Commendably, South Africa’s new Cybercrimes and Cybersecurity Bill proposes that we take a bold step ahead of contemporary laws across Africa and beyond. Pertinently, clause 19(1) of the Bill proscribes the novel concept of cyberlaundering.
Cyberlaundering is the use of a computer to perform or assist an unlawful financial transaction or a relationship involving property or benefit, whether tangible or intangible, which is derived from criminal activity. Simply put, cyberlaundering is money laundering in cyberspace. The concept has been evasive and has defied regulatory grasp. Cyberlaundering has been problematic because the breadth of the current international anti-money laundering regime does not cater for it. The problem is compounded by the fact that the constituent acts of cyberlaundering continue to evolve and shape-shift as technology advances.

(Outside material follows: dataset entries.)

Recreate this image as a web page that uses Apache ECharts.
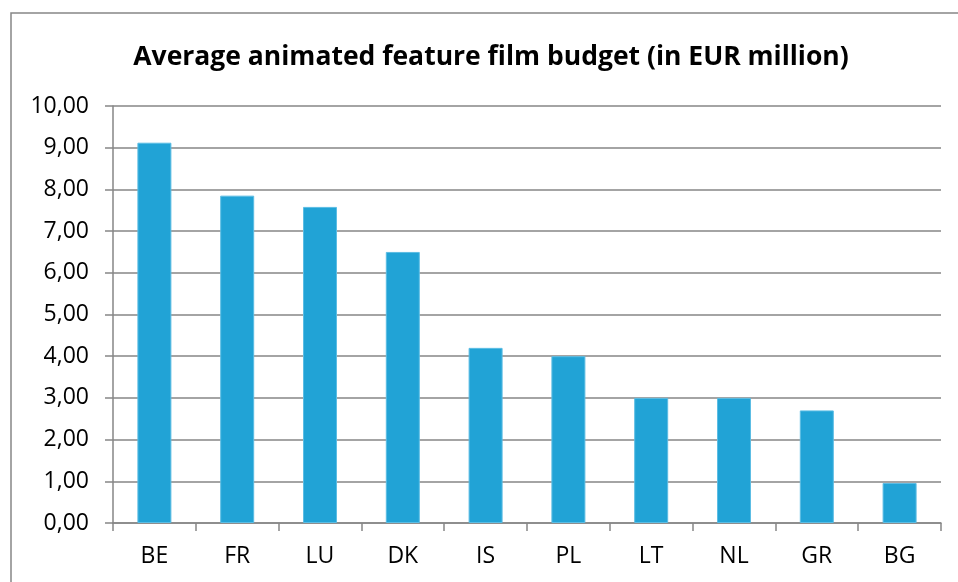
<!DOCTYPE html>
<html>
<head>
<meta charset="utf-8">
<script src="https://cdn.jsdelivr.net/npm/echarts@6/dist/echarts.min.js"></script>
<style>
  html, body { margin: 0; padding: 0; background: #fff; }
  #chart { width: 958px; height: 582px; }
</style>
</head>
<body>
<div id="chart"></div>
<script>
var countries = ['BE', 'FR', 'LU', 'DK', 'IS', 'PL', 'LT', 'NL', 'GR', 'BG'];
var budgets   = [9.12, 7.85, 7.58, 6.50, 4.20, 4.00, 3.00, 3.00, 2.70, 0.96];

var chart = echarts.init(document.getElementById('chart'));

function fmt(v) {
  return v.toFixed(2).replace('.', ',');
}

var option = {
  animation: false,
  textStyle: { fontFamily: 'Open Sans' },
  graphic: [{
    type: 'rect',
    shape: { x: 11, y: 13, width: 960, height: 600 },
    style: { fill: 'none', stroke: '#868686', lineWidth: 1.5 }
  }],
  title: {
    text: 'Average animated feature film budget (in EUR million)',
    left: 486,
    top: 39,
    textAlign: 'center',
    textStyle: { fontFamily: 'Open Sans', fontWeight: 'bold', fontSize: 26.5, color: '#000' }
  },
  grid: { left: 113, right: 17, top: 106, bottom: 59 },
  xAxis: {
    type: 'category',
    data: countries,
    axisLine: { lineStyle: { color: '#868686', width: 1.5 } },
    axisTick: { show: true, length: 8, lineStyle: { color: '#868686', width: 1.5 } },
    axisLabel: { color: '#000', fontSize: 23, margin: 22 }
  },
  yAxis: {
    type: 'value',
    min: 0,
    max: 10,
    interval: 1,
    axisLine: { show: true, lineStyle: { color: '#868686', width: 1.5 } },
    axisTick: { show: true, length: 8, lineStyle: { color: '#868686', width: 1.5 } },
    splitLine: { lineStyle: { color: '#868686', width: 1.5 } },
    axisLabel: { color: '#000', fontSize: 23, margin: 24, formatter: fmt }
  },
  series: [{
    type: 'bar',
    data: budgets,
    barWidth: 34,
    itemStyle: { color: '#21A3D6', borderColor: '#5cbde4', borderWidth: 1 }
  }]
};

chart.setOption(option);
</script>
</body>
</html>
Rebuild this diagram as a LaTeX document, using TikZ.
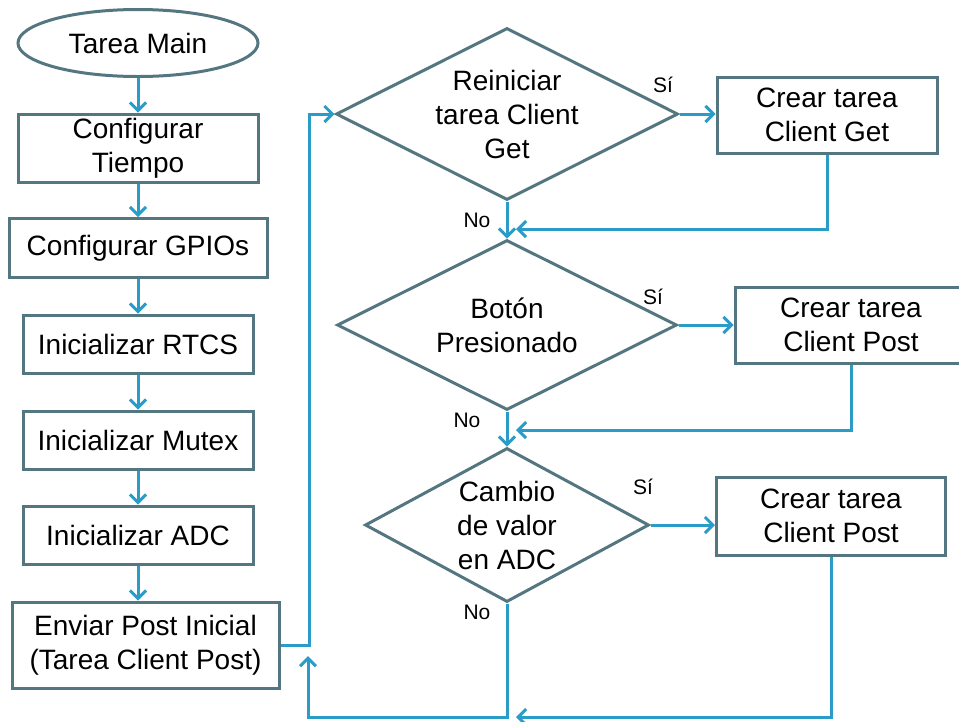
\documentclass[tikz,border=0pt]{standalone}
\usepackage{fontspec}
\setmainfont{Liberation Sans}
\usetikzlibrary{arrows.meta,shapes.geometric}
\definecolor{boxgray}{RGB}{84,118,128}
\definecolor{flowblue}{RGB}{43,155,199}

\begin{document}
\begin{tikzpicture}[x=1pt,y=-1pt,
		every node/.style={font=\fontsize{28}{34}\selectfont, align=center},
		startnode/.style={draw=boxgray, line width=3pt, ellipse, inner sep=0pt},
		procbox/.style={draw=boxgray, line width=3pt, rectangle, inner sep=0pt},
		decision/.style={draw=boxgray, line width=3pt, diamond, inner sep=0pt},
		answer/.style={font=\fontsize{21}{24}\selectfont},
		flow/.style={draw=flowblue, line width=3pt, -{Straight Barb[length=8pt,width=16pt]}}]
		\useasboundingbox (0,0) rectangle (959,721);
		
		% Set the start and the setup steps
		\node[startnode, minimum width=240pt, minimum height=67pt] (main) at (138,43) {Tarea Main};
		\node[procbox, minimum width=240pt, minimum height=68pt] (tiempo) at (138,148) {Configurar\\Tiempo};
		\node[procbox, minimum width=258pt, minimum height=59pt] (gpio) at (138,248) {Configurar GPIOs};
		\node[procbox, minimum width=230pt, minimum height=58pt] (rtcs) at (138,344) {Inicializar RTCS};
		\node[procbox, minimum width=230pt, minimum height=58pt] (mutex) at (138,440) {Inicializar Mutex};
		\node[procbox, minimum width=230pt, minimum height=58pt] (adc) at (138,535) {Inicializar ADC};
		\node[procbox, minimum width=267pt, minimum height=86pt] (post) at (145.5,645) {Enviar Post Inicial\\(Tarea Client Post)};
		
		% Set the decisions of the loop
		\node[decision, aspect=2, minimum width=342pt, minimum height=172pt] (reinicio) at (507,114) {Reiniciar\\tarea Client\\Get};
		\node[decision, aspect=2, minimum width=340pt, minimum height=170pt] (boton) at (507,325) {Botón\\Presionado};
		\node[decision, aspect=1.8, minimum width=284pt, minimum height=154pt] (cambio) at (507,525) {Cambio\\de valor\\en ADC};
		
		% Set the tasks that are created
		\node[procbox, minimum width=220pt, minimum height=76pt] (crearget) at (827,115) {Crear tarea\\Client Get};
		\node[procbox, minimum width=232pt, minimum height=76pt] (crearpost) at (851,325) {Crear tarea\\Client Post};
		\node[procbox, minimum width=229pt, minimum height=78pt] (crearadc) at (831,516) {Crear tarea\\Client Post};
		
		% Set the answers
		\node[answer] (si1) at (663,85) {Sí};
		\node[answer] (si2) at (653,297) {Sí};
		\node[answer] (si3) at (643,487) {Sí};
		\node[answer] (no1) at (477,220) {No};
		\node[answer] (no2) at (467,420) {No};
		\node[answer] (no3) at (477,612) {No};
		
		% Set the points where lines meet
		\coordinate (m1) at (516,229);
		\coordinate (m2) at (516,430);
		\coordinate (m3) at (516,717);
		\coordinate (back) at (308,717);
		\coordinate (backend) at (308,656);
		
		% Connect the setup steps
		\foreach \a/\b in {main/tiempo,tiempo/gpio,gpio/rtcs,rtcs/mutex,mutex/adc,adc/post}
		\draw[flow] (\a.south) -- (\a.south |- \b.north);
		\draw[flow] (post.east) -- ++(29,0) |- (reinicio.west);
		
		% Connect the loop
		\draw[flow] (reinicio.east) -- (reinicio.east -| crearget.west);
		\draw[flow] (crearget.south) |- (m1);
		\draw[flow] (reinicio.south) -- (boton.north);
		\draw[flow] (boton.east) -- (boton.east -| crearpost.west);
		\draw[flow] (crearpost.south) |- (m2);
		\draw[flow] (boton.south) -- (cambio.north);
		\draw[flow] (cambio.east) -- (cambio.east -| crearadc.west);
		\draw[flow] (crearadc.south) |- (m3);
		\draw[flow] (cambio.south) |- (back) -- (backend);
		
	\end{tikzpicture}
\end{document}
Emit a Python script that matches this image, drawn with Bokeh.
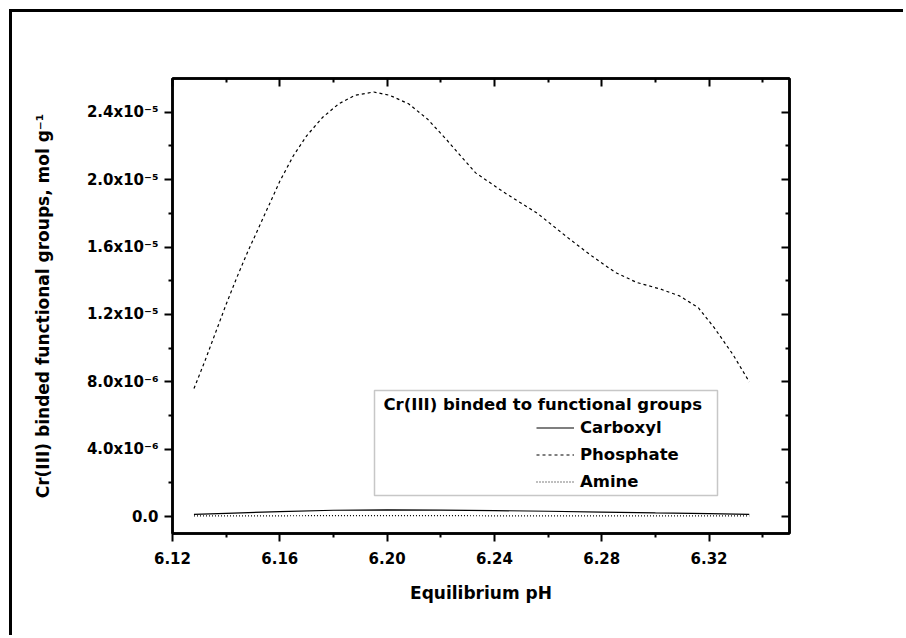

The implications of the cyberlaundering provisions in the Bill are far-reaching, particularly as it relates to the financial services industry. The industry would be concerned for the same reasons it is currently concerned about anti-money laundering laws. Alas this is but one of several implications. Considering the borderless nature of the internet and the increasing flow of financial transactions across multiple jurisdictions, the impact of this provision in the Bill will also transcend into the international sphere, where international anti-money laundering laws as well as international law all apply against the backdrop of other principles in cyber forensics and informatics.